The Orange County Register. “During the past four months, liens, lawsuits and land repossessions have been piling up against SunCal Companies, the family-run business that’s behind such developments as Marblehead Coastal in San Clemente and the failed attempt to build 1,500 homes in the Disney resort.”
“A SunCal spokesman said the land developer is being plagued by the same problems besetting other developers: a housing slump that’s curbed sales and crimped prices, often on land bought during the height of the last housing boom.”
“‘Many of our projects are very good. Others are in markets that have been hit harder in this downturn,’ said David Soyka, SunCal’s senior VP of public affairs. ‘Like any developer and builder, we’re facing financial challenges.’”
“Bill’s Sweeping Service of Orange, for example, held off filing a claim even though SunCal owed the firm $25,000 since July. For two years, the sweeping servicekept the streets clean around SunCal’s Del Rio project in Orange as trucks hauled in dirt to convert an old gravel pit into home sites. Then, the company suddenly stopped paying.”
“‘For 1 ½ years, they paid like clockwork,’ said Mark Carter, president of Bill’s Sweeping Service. ‘Then when things got tough, they clammed up. … We had to hound them (to get paid).’”
“Land developers, who convert raw land into developable lots, are suffering because cash-strapped homebuilding firms have stopped buying home sites, experts said.
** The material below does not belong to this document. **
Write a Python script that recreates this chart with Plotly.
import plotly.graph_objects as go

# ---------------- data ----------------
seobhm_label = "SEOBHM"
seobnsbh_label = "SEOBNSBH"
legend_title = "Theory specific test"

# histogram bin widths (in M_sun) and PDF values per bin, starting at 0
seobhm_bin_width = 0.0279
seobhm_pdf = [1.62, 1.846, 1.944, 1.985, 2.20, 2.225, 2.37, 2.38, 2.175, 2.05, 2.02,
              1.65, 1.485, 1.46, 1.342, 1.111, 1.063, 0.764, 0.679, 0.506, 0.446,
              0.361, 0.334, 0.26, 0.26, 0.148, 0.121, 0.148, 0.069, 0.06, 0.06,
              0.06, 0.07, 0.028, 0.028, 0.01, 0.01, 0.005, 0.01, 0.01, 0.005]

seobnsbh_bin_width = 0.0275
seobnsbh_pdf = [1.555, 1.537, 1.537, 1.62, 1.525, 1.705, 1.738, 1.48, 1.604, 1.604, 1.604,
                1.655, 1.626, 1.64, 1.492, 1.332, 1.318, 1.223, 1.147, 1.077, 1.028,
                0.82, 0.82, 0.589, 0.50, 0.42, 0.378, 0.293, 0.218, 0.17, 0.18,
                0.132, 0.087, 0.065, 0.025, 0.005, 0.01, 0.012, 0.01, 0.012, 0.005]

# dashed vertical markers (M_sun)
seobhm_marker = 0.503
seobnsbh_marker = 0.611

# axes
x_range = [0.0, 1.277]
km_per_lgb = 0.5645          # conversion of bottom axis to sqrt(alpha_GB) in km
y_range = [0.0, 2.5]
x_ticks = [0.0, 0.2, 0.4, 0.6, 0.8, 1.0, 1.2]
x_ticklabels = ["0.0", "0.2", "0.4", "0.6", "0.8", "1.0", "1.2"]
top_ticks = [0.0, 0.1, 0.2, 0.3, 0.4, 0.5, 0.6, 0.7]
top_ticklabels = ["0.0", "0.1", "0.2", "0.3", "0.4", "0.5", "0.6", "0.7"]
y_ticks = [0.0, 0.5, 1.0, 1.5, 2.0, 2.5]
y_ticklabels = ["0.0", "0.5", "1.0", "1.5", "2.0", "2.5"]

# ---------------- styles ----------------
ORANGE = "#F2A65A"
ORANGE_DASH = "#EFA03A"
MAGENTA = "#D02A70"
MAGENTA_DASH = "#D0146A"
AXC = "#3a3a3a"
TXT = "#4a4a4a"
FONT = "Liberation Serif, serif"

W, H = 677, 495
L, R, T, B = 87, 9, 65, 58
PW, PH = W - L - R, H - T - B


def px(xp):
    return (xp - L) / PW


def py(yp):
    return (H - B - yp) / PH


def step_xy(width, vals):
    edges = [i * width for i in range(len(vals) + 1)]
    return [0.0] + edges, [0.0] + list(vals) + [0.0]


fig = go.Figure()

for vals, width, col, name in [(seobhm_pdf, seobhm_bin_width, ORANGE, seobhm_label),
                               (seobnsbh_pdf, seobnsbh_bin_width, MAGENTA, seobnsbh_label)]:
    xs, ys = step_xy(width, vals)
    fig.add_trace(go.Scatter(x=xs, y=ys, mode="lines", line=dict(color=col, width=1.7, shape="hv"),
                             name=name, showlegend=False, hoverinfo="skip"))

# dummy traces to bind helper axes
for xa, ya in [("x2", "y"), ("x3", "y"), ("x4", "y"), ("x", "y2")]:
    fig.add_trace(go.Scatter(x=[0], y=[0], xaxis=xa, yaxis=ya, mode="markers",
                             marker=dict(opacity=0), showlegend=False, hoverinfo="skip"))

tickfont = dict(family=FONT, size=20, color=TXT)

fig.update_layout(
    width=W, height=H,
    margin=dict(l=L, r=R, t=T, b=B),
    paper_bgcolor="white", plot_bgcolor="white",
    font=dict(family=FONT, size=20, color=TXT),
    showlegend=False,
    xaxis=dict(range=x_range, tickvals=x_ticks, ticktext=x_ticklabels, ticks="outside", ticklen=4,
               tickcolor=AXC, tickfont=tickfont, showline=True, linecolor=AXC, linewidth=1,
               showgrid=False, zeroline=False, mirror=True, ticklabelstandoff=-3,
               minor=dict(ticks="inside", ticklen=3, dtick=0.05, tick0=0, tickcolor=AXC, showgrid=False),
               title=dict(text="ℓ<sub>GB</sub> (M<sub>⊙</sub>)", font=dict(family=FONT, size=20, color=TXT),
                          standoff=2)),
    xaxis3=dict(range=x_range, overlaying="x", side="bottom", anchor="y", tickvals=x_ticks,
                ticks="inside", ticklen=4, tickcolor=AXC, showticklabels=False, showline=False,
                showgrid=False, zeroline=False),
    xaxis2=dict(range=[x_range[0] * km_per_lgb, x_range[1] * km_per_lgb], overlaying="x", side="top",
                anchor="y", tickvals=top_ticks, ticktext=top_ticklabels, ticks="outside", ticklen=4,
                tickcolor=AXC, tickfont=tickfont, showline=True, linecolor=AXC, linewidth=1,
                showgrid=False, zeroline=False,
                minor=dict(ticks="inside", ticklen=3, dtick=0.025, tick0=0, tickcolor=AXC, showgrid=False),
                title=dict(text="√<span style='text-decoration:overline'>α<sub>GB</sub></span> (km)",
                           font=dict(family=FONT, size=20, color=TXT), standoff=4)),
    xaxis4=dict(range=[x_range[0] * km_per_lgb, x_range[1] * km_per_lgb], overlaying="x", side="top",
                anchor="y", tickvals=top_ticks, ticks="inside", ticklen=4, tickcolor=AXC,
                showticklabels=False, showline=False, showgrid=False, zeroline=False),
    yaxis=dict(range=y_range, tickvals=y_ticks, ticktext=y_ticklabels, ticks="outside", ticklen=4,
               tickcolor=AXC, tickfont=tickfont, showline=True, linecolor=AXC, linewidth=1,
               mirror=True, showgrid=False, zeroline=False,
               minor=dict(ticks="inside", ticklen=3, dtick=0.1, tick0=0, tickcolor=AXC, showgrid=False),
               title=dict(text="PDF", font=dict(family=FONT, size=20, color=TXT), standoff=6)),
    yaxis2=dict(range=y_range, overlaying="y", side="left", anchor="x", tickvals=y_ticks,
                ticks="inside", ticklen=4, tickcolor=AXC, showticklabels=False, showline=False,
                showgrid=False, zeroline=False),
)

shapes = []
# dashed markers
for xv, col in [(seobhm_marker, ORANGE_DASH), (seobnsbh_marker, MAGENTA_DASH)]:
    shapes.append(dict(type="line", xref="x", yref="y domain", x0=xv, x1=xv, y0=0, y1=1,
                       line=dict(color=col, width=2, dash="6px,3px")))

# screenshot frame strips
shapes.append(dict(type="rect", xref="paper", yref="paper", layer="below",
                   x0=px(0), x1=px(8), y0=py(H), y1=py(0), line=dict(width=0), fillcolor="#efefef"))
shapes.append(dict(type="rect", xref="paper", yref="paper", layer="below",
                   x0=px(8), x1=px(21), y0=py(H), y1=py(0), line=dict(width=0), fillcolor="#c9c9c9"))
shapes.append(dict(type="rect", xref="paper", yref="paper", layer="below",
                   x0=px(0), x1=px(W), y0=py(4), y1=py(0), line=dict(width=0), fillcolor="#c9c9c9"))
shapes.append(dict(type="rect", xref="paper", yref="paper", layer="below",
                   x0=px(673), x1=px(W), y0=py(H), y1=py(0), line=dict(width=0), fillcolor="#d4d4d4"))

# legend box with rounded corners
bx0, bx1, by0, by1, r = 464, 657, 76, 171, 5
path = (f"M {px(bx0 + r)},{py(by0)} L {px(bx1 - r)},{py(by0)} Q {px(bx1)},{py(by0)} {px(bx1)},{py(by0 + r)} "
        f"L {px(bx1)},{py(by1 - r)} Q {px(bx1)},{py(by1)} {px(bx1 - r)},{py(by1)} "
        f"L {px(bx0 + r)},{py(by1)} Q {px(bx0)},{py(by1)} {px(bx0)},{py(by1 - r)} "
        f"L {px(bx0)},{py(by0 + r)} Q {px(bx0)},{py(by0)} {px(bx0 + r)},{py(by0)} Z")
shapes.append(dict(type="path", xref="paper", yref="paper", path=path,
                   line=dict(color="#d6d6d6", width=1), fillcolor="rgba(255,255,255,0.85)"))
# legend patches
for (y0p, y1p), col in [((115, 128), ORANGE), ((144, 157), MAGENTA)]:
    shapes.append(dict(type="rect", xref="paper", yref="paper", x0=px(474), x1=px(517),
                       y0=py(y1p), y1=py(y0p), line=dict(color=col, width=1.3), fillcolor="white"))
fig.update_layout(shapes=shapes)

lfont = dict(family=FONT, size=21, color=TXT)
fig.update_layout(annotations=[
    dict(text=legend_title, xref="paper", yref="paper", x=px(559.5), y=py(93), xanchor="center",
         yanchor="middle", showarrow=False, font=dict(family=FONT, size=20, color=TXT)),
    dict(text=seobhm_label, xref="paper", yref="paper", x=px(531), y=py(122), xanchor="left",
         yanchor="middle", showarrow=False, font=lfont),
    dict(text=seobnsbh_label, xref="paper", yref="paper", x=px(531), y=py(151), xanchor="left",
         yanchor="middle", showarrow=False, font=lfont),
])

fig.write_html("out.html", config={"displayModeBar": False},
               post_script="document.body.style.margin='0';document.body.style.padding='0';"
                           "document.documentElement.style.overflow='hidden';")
That’s especially tough on developers who relied on financing to buy land since their carrying costs are eating them up.”
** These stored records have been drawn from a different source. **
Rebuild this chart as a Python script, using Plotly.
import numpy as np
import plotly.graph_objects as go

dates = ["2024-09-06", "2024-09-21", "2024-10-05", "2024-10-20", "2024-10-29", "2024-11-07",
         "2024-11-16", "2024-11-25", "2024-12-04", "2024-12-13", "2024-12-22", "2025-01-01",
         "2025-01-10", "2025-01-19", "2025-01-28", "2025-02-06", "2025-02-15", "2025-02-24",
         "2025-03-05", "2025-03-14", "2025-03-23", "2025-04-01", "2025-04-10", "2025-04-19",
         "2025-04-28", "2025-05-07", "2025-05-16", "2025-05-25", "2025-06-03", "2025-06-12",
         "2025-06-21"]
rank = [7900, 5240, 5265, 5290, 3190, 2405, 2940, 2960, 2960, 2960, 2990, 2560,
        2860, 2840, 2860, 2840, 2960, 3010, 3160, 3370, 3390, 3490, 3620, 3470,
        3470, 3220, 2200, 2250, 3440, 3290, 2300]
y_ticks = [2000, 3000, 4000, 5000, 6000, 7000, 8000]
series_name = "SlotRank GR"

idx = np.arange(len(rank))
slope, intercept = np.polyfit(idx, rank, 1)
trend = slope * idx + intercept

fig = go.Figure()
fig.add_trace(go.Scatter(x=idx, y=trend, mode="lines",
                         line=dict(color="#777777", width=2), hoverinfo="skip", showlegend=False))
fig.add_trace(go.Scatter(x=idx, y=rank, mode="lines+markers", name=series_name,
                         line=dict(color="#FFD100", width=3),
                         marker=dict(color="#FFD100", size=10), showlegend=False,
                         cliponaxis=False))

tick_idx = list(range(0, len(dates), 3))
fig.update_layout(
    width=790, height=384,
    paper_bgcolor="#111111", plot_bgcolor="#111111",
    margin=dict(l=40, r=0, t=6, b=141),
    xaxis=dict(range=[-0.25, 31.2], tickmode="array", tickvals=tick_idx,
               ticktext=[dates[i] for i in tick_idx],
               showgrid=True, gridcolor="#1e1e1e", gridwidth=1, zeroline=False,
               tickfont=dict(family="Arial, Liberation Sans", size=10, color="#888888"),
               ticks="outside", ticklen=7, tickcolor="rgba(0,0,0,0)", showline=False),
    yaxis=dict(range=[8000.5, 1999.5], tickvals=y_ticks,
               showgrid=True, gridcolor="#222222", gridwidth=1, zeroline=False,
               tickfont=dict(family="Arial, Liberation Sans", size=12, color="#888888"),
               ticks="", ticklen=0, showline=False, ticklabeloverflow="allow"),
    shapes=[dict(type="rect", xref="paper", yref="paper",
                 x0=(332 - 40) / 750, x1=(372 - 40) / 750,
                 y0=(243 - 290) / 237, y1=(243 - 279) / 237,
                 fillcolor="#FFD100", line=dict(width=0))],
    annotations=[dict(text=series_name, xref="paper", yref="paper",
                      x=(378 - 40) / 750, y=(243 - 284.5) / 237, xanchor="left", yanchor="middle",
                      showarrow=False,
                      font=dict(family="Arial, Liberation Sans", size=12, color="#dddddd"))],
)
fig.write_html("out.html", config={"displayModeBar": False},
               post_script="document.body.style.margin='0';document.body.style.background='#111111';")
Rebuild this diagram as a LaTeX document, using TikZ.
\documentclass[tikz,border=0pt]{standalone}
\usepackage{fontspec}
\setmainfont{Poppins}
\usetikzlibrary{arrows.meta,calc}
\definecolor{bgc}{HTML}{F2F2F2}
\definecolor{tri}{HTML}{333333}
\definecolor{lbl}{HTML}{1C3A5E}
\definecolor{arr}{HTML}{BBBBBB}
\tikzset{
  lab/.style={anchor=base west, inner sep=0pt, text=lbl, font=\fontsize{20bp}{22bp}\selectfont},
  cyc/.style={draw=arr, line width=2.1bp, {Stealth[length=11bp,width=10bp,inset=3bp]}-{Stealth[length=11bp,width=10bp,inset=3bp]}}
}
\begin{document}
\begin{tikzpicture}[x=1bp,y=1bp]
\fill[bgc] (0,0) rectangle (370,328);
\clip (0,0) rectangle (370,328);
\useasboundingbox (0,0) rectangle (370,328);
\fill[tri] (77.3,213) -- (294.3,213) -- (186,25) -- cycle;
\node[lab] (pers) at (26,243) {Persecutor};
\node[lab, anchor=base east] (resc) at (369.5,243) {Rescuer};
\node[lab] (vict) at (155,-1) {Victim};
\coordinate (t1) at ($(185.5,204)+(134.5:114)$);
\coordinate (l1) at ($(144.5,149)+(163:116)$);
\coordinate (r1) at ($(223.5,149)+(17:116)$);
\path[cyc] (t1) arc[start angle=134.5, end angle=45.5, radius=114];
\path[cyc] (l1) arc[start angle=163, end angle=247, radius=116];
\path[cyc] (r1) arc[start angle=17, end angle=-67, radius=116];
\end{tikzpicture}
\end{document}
“‘It’s a very challenging time for them,’ said Steve Cochrane, the California economic analyst for Moody’s Economy.com. ‘Right now, it’s sit and wait for the bottom. … If it doesn’t come back in a year or two, you’ve got to find some other way to keep going.’”
“Zwirn Special Opportunities Fund, which had lent SunCal $75 million, repossessed a north Santa Ana apartment building on Monday after no one made the minimum $49 million bid. Two other properties in Tustin, including an apartment building where SunCal planned to build its three-story Hampton Village condos, are scheduled to be auctioned off on Thursday.”
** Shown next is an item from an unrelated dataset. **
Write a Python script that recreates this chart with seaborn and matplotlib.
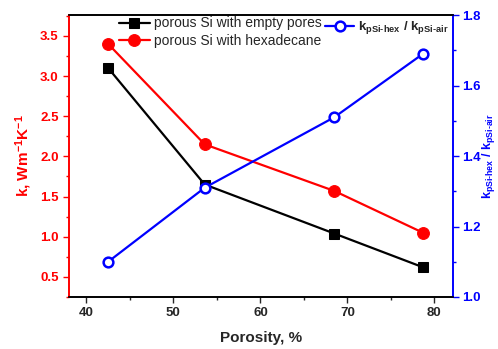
import matplotlib
matplotlib.use("Agg")
import matplotlib.pyplot as plt
import seaborn as sns
import pandas as pd
from matplotlib.ticker import MultipleLocator

porosity = [42.5, 53.6, 68.5, 78.7]
k_empty = [3.10, 1.65, 1.04, 0.62]
k_hex = [3.40, 2.15, 1.57, 1.05]
ratio = [1.10, 1.31, 1.51, 1.69]

sns.set_style("ticks")
plt.rcParams['font.family'] = ['Liberation Sans', 'DejaVu Sans']
plt.rcParams['mathtext.fontset'] = 'custom'
plt.rcParams['mathtext.rm'] = 'Liberation Sans:bold'
plt.rcParams['mathtext.it'] = 'Liberation Sans:bold'
plt.rcParams['mathtext.bf'] = 'Liberation Sans:bold'

df = pd.DataFrame({"porosity": porosity, "empty": k_empty, "hex": k_hex, "ratio": ratio})

fig = plt.figure(figsize=(4.98, 3.49), dpi=100)
ax = fig.add_axes([0.1386, 0.149, 0.772, 0.808])
ax2 = ax.twinx()

sns.lineplot(data=df, x="porosity", y="empty", ax=ax, color="black", marker="s",
             markersize=7, markeredgecolor="black", linewidth=1.6,
             label="porous Si with empty pores")
sns.lineplot(data=df, x="porosity", y="hex", ax=ax, color="red", marker="o",
             markersize=8.5, markeredgecolor="red", linewidth=1.6,
             label="porous Si with hexadecane")
ratio_label = r"k$_{\mathregular{pSi\text{-}hex}}$ / k$_{\mathregular{pSi\text{-}air}}$"
sns.lineplot(data=df, x="porosity", y="ratio", ax=ax2, color="blue", marker="o",
             markersize=7, markerfacecolor="white", markeredgecolor="blue",
             markeredgewidth=1.8, linewidth=1.6, label=ratio_label)

ax.set_xlim(38, 82.2)
ax.set_ylim(0.25, 3.76)
ax2.set_ylim(1.0, 1.8)

ax.xaxis.set_major_locator(MultipleLocator(10))
ax.xaxis.set_minor_locator(MultipleLocator(5))
ax.yaxis.set_major_locator(MultipleLocator(0.5))
ax.yaxis.set_minor_locator(MultipleLocator(0.25))
ax2.yaxis.set_major_locator(MultipleLocator(0.2))
ax2.yaxis.set_minor_locator(MultipleLocator(0.1))

ax.set_xlabel("Porosity, %", fontsize=11, fontweight="bold", labelpad=8)
ax.set_ylabel(r"k, Wm$^{\mathregular{-1}}$K$^{\mathregular{-1}}$", fontsize=11,
              fontweight="bold", color="red", labelpad=4)
ax2.set_ylabel(ratio_label, fontsize=9, fontweight="bold", color="blue")
ax2.yaxis.set_label_coords(1.068, 0.5)

for lab in ax.get_xticklabels():
    lab.set_fontweight("bold")
for lab in ax.get_yticklabels():
    lab.set_fontweight("bold")
    lab.set_color("red")
for lab in ax2.get_yticklabels():
    lab.set_fontweight("bold")
    lab.set_color("blue")

ax.tick_params(axis="x", which="major", direction="out", length=4, width=1, labelsize=9.5)
ax.tick_params(axis="x", which="minor", direction="out", length=2.5, width=1)
ax.tick_params(axis="y", which="major", direction="out", length=4, width=1,
               labelsize=9.5, colors="red")
ax.tick_params(axis="y", which="minor", direction="out", length=2.5, width=1, colors="red")
ax2.tick_params(axis="y", which="major", direction="out", length=4, width=1,
                labelsize=9.5, colors="blue", pad=2.5)
ax2.tick_params(axis="y", which="minor", direction="out", length=2.5, width=1, colors="blue")

for a in (ax, ax2):
    a.spines["top"].set_visible(True)
    a.spines["top"].set_color("black")
    a.spines["bottom"].set_color("black")
    a.spines["left"].set_color("red")
    a.spines["right"].set_color("blue")
    for s in a.spines.values():
        s.set_linewidth(1.2)

leg1 = ax.legend(loc="upper left", bbox_to_anchor=(0.13, 0.995), frameon=False,
                 fontsize=10, handlelength=2.2, handletextpad=0.3,
                 labelspacing=0.25, borderaxespad=0, borderpad=0)
leg2 = ax2.legend(loc="upper right", bbox_to_anchor=(0.988, 0.985), frameon=False,
                  fontsize=9.5, handlelength=2.2, handletextpad=0.3,
                  borderaxespad=0, borderpad=0)
for t in leg2.get_texts():
    t.set_fontweight("bold")

fig.savefig("out.png", dpi=100)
“‘Because of the market conditions, we decided not to pursue the property,”‘ said Soyka.”
“Like many public builders, SunCal is in the process of asking its subcontractors to help it absorb the effects of the national building industry downturn, Soyka said. ‘Some of these subcontractors are cooperating, and some have, regrettably, filed suit.’”
“Soyka said work also has slowed down on at three other projects in the state. Work has slowed on bridge construction at the Marblehead Coastal development, he said, as well as on SunCal’s McAllister Ranch development near downtown Bakersfield, where contractors and suppliers have filed $2.2 million worth of liens, he said.”
“Soyka said McAllister Ranch no longer is on an ‘accelerated construction schedule,’ adding: ‘With the cyclical conditions of the housing market, it has become necessary to adjust our timelines.’”
The Voice of San Diego. “In December, I heard the County Assessor’s Office was slammed under property owners’ requests for tax reassessments. The influx continues, apparently. I chatted this morning with Jeff Olson, a colleague of Assistant County Assessor David Butler. The office has received 3,200 applications since Jan. 1.”
“‘We’re getting about a hundred a day,’ Olson said. ‘We’re anticipating receiving about 10,000 requests” before the May 30 deadline, which marks the end of the tax year.’”
The Gazette. “The combination of the strong Canadian dollar and plummeting real estate prices in the U.S. due to the sub-prime mortgage disaster has made buying property feasible again, especially in Florida and California where home prices had risen dramatically in recent years.”
“In California, resales of single-family homes have dropped more than 23% in each of the past two years and are forecast to keep dropping until 2009, according to the California Association of Realtors.”
“‘We have some way to go until the bottom,’ agrees San Diego realty company owner Marc Carpenter. ‘We’ve never seen such a spike in the amount of foreclosure activity. It’s shocking.’”
“His foreclosure listings went from zero to 275 in two years. He sees Canadians coming to pick up condos selling for 30% to 40% off peak prices. ‘It’s great for our economy,’ he says. ‘We need foreign investment here.’”
The County Sun. “Inland Empire auto dealerships appear to be driving the wrong way lately, with slumping sales and some filing for bankruptcy or closing down. Sales at auto dealerships in Claremont, Ontario and Pomona have slowed, and a Loma Linda Saturn dealership announced Monday it would close its doors.”
“An automobile dealership that has been in business since 1966 in San Bernardino demonstrated just how tough the times are by filing for bankruptcy.”
“Greg Heath, VP at Ontario-based Mark Christopher automotive dealerships, said sales are down about 25 percent compared with last year. ‘It’s not only on the sales end but the service end, too,’ Heath said. ‘People are just holding onto their money.’”
“The hardships local auto dealers are experiencing is another sign of an impending recession, Redlands-based regional economist John Husing said.”
“‘Next to housing, the most expensive thing people buy is cars,’ he said. ‘If the economy is slowing down, people are feeling bad. If gas is sky high, then they feel even worse. This is not the time that they go out and buy a car.’”
“Peter Welch, president of the California Motor Car Dealers Association, said the subprime mortgage crisis is also to blame. ‘Anytime you have a slowdown in the housing industry, other industries suffer,’ he said. ‘It’s just a sign of the (economic) times we’re in.’”
“In economic times as skittish as these, it’s the little luxuries that fall from favor first. Robin Olsen, a Phelan resident and public school teacher, has forgone about 4 ounces of her daily honey latte at Starbucks, saving nearly a dollar per fill-up by downsizing.”
“Standing outside a Starbucks and gas station on Monday afternoon, staring at two types of gasoline whose prices keep climbing, Olsen said economic insecurity is the order of the day.”
“‘It’s not much, but it adds up,’ Olsen said. ‘The state budget is making education go out of style. And with housing prices going down and gas prices going up, I think more about every dollar we spend.’”
“Starbucks, the uber-coffee chain, has announced it will close 100 stores due to sluggish sales, an unheard-of development just a few years ago. ‘We’re here because we have a gift card,’ said Pam Sanicola, a furniture saleswoman, while sipping a pricey java on a University Parkway Starbucks Coffee patio.”